The loss of power forced the postal carriers to adapt, improvise and overcome to get to their rounds. In this case, that meant they arrived at work earlier than usual and wore Zoolander-type miner hats with lights on them.
One of Cox’s first orders of business was to shovel the walk so it would be safe for his customers. He didn’t mind the grunt work.
“We’re obligated to stay open for our people and to try to get Christmas to them.
We have a very dedicated group of people who care about this little town and we want to do everything we can to get them their mail,” Cox said.
While it was the snow that rendered some of the roads impassable, the snow sledders also impeded some routes.
“I had some carriers saying ‘I was going to go up that hill, but there were so many kids sledding down,’ ” Cox said.
Others stuck working in conditions prime for playing were about 70 PSE crews restoring power to Kitsap customers. While the crews faced the bitterly cold 30-degree temperatures, the snow added insult to injury by creating new outages throughout the day.
“The heavy snow is weighing down the branches, bending them down to make contact with power lines. In some cases, it’s just snapping the branches off into the lines,” said Roger Thompson, PSE spokesman. Nearly three-fourths of all power outages were in Kitsap.

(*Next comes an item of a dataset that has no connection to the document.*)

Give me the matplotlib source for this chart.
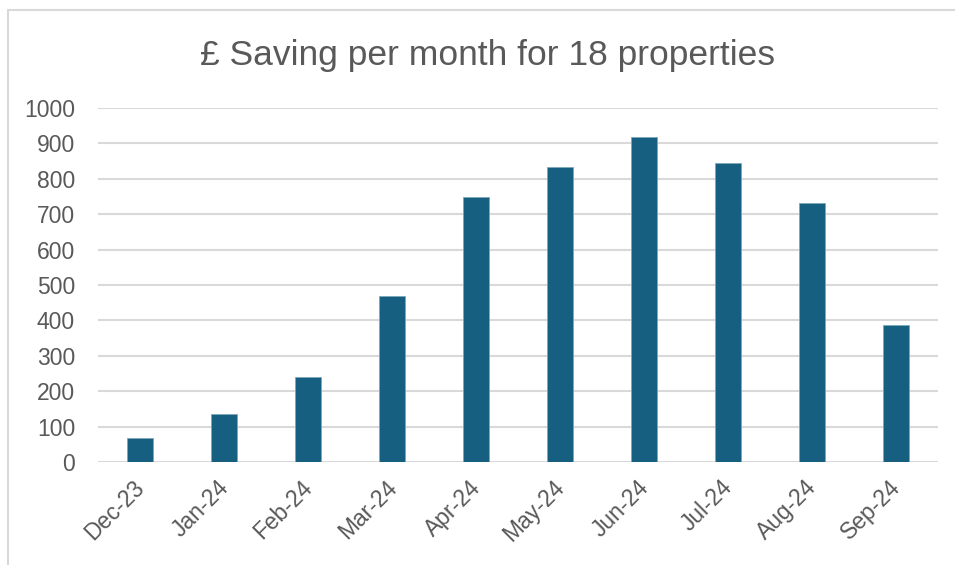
import matplotlib
matplotlib.use("Agg")
import matplotlib.pyplot as plt
import matplotlib.transforms as mtransforms
from matplotlib.lines import Line2D

# Datos
meses = ["Dec-23", "Jan-24", "Feb-24", "Mar-24", "Apr-24",
         "May-24", "Jun-24", "Jul-24", "Aug-24", "Sep-24"]
ahorro = [68, 137, 239, 470, 748, 833, 918, 845, 731, 386]
y_ticks = list(range(0, 1001, 100))

color_barra = "#175f80"
color_texto = "#595959"
color_grid = "#d9d9d9"

plt.rcParams["font.family"] = ["Liberation Sans", "DejaVu Sans"]

fig = plt.figure(figsize=(9.55, 5.65), dpi=100)
ax = fig.add_axes([98 / 955, 1 - 462 / 565, 840 / 955, 354 / 565])

x = list(range(len(meses)))
ax.bar(x, ahorro, width=0.30, color=color_barra, edgecolor="#7fa7bb",
       linewidth=0.6, zorder=3)

ax.set_xlim(-0.5, len(meses) - 0.5)
ax.set_ylim(0, 1000)
ax.set_yticks(y_ticks)
ax.set_xticks(x)
ax.set_xticklabels(meses, rotation=45, ha="right", rotation_mode="anchor")
ax.tick_params(axis="both", length=0, labelsize=16.5, colors=color_texto)
ax.tick_params(axis="y", pad=16.5)
ax.tick_params(axis="x", pad=10)
ax.grid(axis="y", color=color_grid, linewidth=1.5, zorder=0)
for s in ax.spines.values():
    s.set_visible(False)

# desplazar un poco las etiquetas del eje x hacia la izquierda
desplazamiento = mtransforms.ScaledTranslation(-7 / 100, 0, fig.dpi_scale_trans)
for etiqueta in ax.get_xticklabels():
    etiqueta.set_transform(etiqueta.get_transform() + desplazamiento)

fig.text(487 / 955, 1 - 65 / 565, "£ Saving per month for 18 properties",
         ha="center", va="baseline", fontsize=25.5, color=color_texto)

# borde del gráfico (recortado a la izquierda y arriba)
fig.add_artist(Line2D([8 / 955, 8 / 955], [0, 1 - 10 / 565],
                      transform=fig.transFigure, color=color_grid, lw=1.5))
fig.add_artist(Line2D([8 / 955, 1], [1 - 10 / 565, 1 - 10 / 565],
                      transform=fig.transFigure, color=color_grid, lw=1.5))

fig.savefig("out.png", dpi=100)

“You just got more snow than anybody,” he said. “We’re throwing everything we have into restoration efforts both in damage assessments and line repair crews.”
In addition to power loss, the snowfall wreaked havoc in other ways:
• Citing “extreme weather conditions,” the Washington State Ferries’ Web site stated most of Monday’s Kingston/Edmonds runs were cancelled because of fuel service disruption on the Hyak. Three runs from Kingston and three from Edmonds were cancelled. Service is expected to return to normal on Tuesday.
• As for the rest of the week, the Kingston/Edmonds ferry will be on a holiday schedule on Christmas Eve and Christmas Day, as well as New Year’s Day.
A link to the WSF schedule is provided at www.northkitsapherald.com.
Waste Management did not collect trash in Kitsap County on Monday or Tuesday. Residential customers who were without service this week can set out two weeks’ worth of garbage, recycling and yard waste for no additional charge on the next collection day, according to a press release from Waste Management.
• Kitsap Transit ran only limited routes Monday and will do the same on Tuesday.
• Kitsap County offices were closed Monday and will open two hours late on Tuesday.
• Poulsbo’s city offices opened late and closed early on Monday and will do the same Tuesday, with office hours from 10 a.m. to 3:30 p.m.